Kim awakes from this dream convinced that, given just two more days of shooting, he can come up with a masterpiece, a word he uses frequently. One of the problems facing him is that he requires censorship approval for the new scenes but just as importantly he needs to keep his cast and crew together and his producers on side. Not an easy task.
His actors, including leading lady Min-ja (Lim Soo-jung) and veteran character actor Madam Oh (Park Jung-soo), are on the brink of moving on to other projects. His ingenue, Yu-rim (Jung Soo-jung) doesn’t want to take part in any strenuous scenes because she’s secretly pregnant to Ho-se (Oh Jung-se), the film’s – married – leading man. When Kim insists on using real spiders for the retakes, poor Yu-rim is freaked out.
The head of the studio, President Baek (Jang Young-nam), who was the sister of Shin, Kim’s mentor, who died in an on-set fire, is at first reluctant to approve the additions, but Kim persuades her that the changes will transform a tacky movie into something special – “Like a grotesque Kafka novel”.
Also on board is Mido (Jeon Yeo-been), Baek’s niece and a keen supporter of Kim.
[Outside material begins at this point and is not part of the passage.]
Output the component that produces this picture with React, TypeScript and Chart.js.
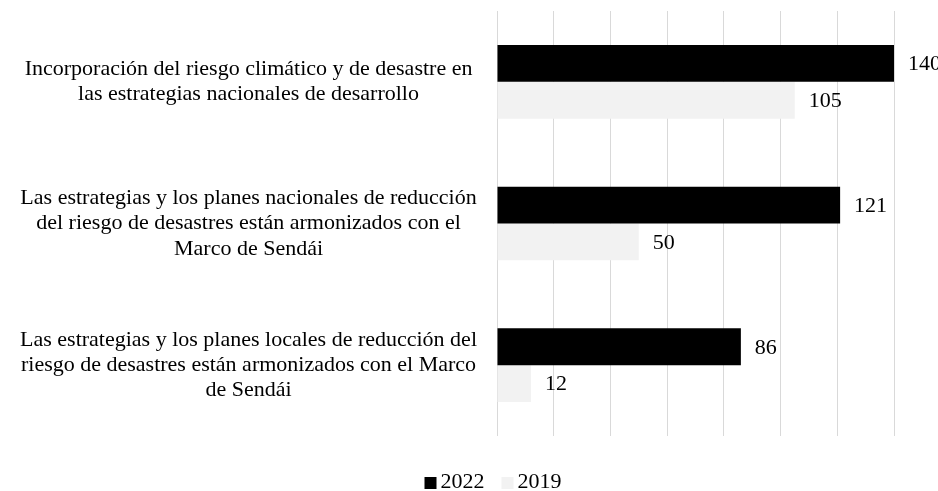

When an emissary from the censorship office turns up he’s waylaid and distracted and so the rickety retakes proceed.
Kim is obsessed with shooting the new climax as a plan sequence, a single continuous take that has featured in some recent French films, but only he seems to know what it means.
All this is both mesmerising and nonsensical. “Isn’t this too overblown?” somebody asks at one point and you have to agree with them. It’s quite clear that Kim’s new ending is no improvement – it looks just as trashy as the material which preceded it, and it’s certainly no masterpiece. But there’s a definite fascination to Cobweb.
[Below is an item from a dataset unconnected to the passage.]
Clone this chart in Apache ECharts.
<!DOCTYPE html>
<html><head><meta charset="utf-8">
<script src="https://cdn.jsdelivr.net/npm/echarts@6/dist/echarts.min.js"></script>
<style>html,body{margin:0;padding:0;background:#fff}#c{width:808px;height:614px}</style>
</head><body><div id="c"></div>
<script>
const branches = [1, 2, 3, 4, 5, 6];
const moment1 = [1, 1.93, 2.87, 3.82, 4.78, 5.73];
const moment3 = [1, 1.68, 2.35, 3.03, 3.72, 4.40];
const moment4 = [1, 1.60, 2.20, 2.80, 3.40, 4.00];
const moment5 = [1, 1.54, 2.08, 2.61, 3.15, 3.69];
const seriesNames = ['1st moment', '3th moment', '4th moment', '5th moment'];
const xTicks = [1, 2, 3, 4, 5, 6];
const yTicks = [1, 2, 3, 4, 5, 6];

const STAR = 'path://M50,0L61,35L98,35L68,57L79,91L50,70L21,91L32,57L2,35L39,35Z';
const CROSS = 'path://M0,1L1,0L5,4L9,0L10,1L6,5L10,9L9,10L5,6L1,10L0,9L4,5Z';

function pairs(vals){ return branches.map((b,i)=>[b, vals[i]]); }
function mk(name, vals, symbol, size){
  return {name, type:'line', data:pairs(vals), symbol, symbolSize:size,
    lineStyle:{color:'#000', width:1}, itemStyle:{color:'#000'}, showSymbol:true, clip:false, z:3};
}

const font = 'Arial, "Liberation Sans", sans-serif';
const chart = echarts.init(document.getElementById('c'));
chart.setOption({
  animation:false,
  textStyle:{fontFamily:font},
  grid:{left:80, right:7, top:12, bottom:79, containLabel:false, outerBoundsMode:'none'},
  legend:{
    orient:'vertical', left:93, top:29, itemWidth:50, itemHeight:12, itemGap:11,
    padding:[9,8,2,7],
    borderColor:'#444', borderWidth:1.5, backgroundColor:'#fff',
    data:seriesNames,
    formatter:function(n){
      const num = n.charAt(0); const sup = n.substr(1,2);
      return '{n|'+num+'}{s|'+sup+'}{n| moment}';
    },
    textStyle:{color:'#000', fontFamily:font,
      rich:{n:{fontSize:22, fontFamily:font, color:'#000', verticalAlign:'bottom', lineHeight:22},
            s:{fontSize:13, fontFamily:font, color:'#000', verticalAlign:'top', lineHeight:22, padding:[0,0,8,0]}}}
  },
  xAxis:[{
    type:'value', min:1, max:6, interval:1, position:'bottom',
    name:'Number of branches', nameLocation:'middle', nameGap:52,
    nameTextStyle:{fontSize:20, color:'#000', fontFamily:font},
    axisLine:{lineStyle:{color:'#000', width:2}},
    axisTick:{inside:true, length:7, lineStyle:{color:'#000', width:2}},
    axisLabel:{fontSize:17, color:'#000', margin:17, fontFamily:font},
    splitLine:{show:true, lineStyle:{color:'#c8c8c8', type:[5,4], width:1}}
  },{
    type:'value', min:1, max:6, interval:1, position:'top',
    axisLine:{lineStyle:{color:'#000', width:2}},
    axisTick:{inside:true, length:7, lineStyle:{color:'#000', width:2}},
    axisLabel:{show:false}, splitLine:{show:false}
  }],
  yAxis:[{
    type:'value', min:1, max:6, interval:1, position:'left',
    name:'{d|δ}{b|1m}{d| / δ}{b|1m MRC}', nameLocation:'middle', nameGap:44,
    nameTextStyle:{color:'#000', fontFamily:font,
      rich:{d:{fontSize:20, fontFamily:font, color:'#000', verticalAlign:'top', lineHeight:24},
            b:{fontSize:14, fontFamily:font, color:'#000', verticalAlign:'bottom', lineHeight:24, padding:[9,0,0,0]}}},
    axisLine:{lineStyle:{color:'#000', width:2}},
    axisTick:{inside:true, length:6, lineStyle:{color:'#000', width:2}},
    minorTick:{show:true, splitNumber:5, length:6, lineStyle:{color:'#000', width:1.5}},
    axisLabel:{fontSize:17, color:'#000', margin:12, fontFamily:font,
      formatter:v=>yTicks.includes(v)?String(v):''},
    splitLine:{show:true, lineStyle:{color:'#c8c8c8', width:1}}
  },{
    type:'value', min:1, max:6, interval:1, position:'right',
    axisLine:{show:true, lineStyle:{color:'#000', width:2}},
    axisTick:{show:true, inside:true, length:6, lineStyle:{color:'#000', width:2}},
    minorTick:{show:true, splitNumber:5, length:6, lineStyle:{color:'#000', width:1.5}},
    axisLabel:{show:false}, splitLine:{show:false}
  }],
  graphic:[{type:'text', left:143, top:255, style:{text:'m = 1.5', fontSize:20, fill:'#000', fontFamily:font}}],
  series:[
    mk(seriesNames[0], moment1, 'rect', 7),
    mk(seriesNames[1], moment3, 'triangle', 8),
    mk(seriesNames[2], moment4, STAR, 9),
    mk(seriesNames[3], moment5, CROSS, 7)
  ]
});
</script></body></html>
Insights into the Korean film industry at this period are revealing – if the movie is anti-Communist it can get away with almost anything – and much of the film is quite funny, which indeed it was meant to be.
The real-life director of Cobweb – Kim Jee-woon – has made several other interesting films. His work here is manic, at times hysterical, and at other times hilarious.
Cutting back and forth between the behind-the scenes dramas and the black and white footage of the film Kim is making, Cobweb – which overstays its welcome at two hours and 10 minutes – is a strange, but at times strangely engaging, movie. Anyone who knows anything about the process of filmmaking will be bemused by the fact that the new footage Kim is shooting to complete his masterpiece is mysteriously assembled – edited, scored, recorded – as soon as it’s shot. If only making a movie was as easy as this.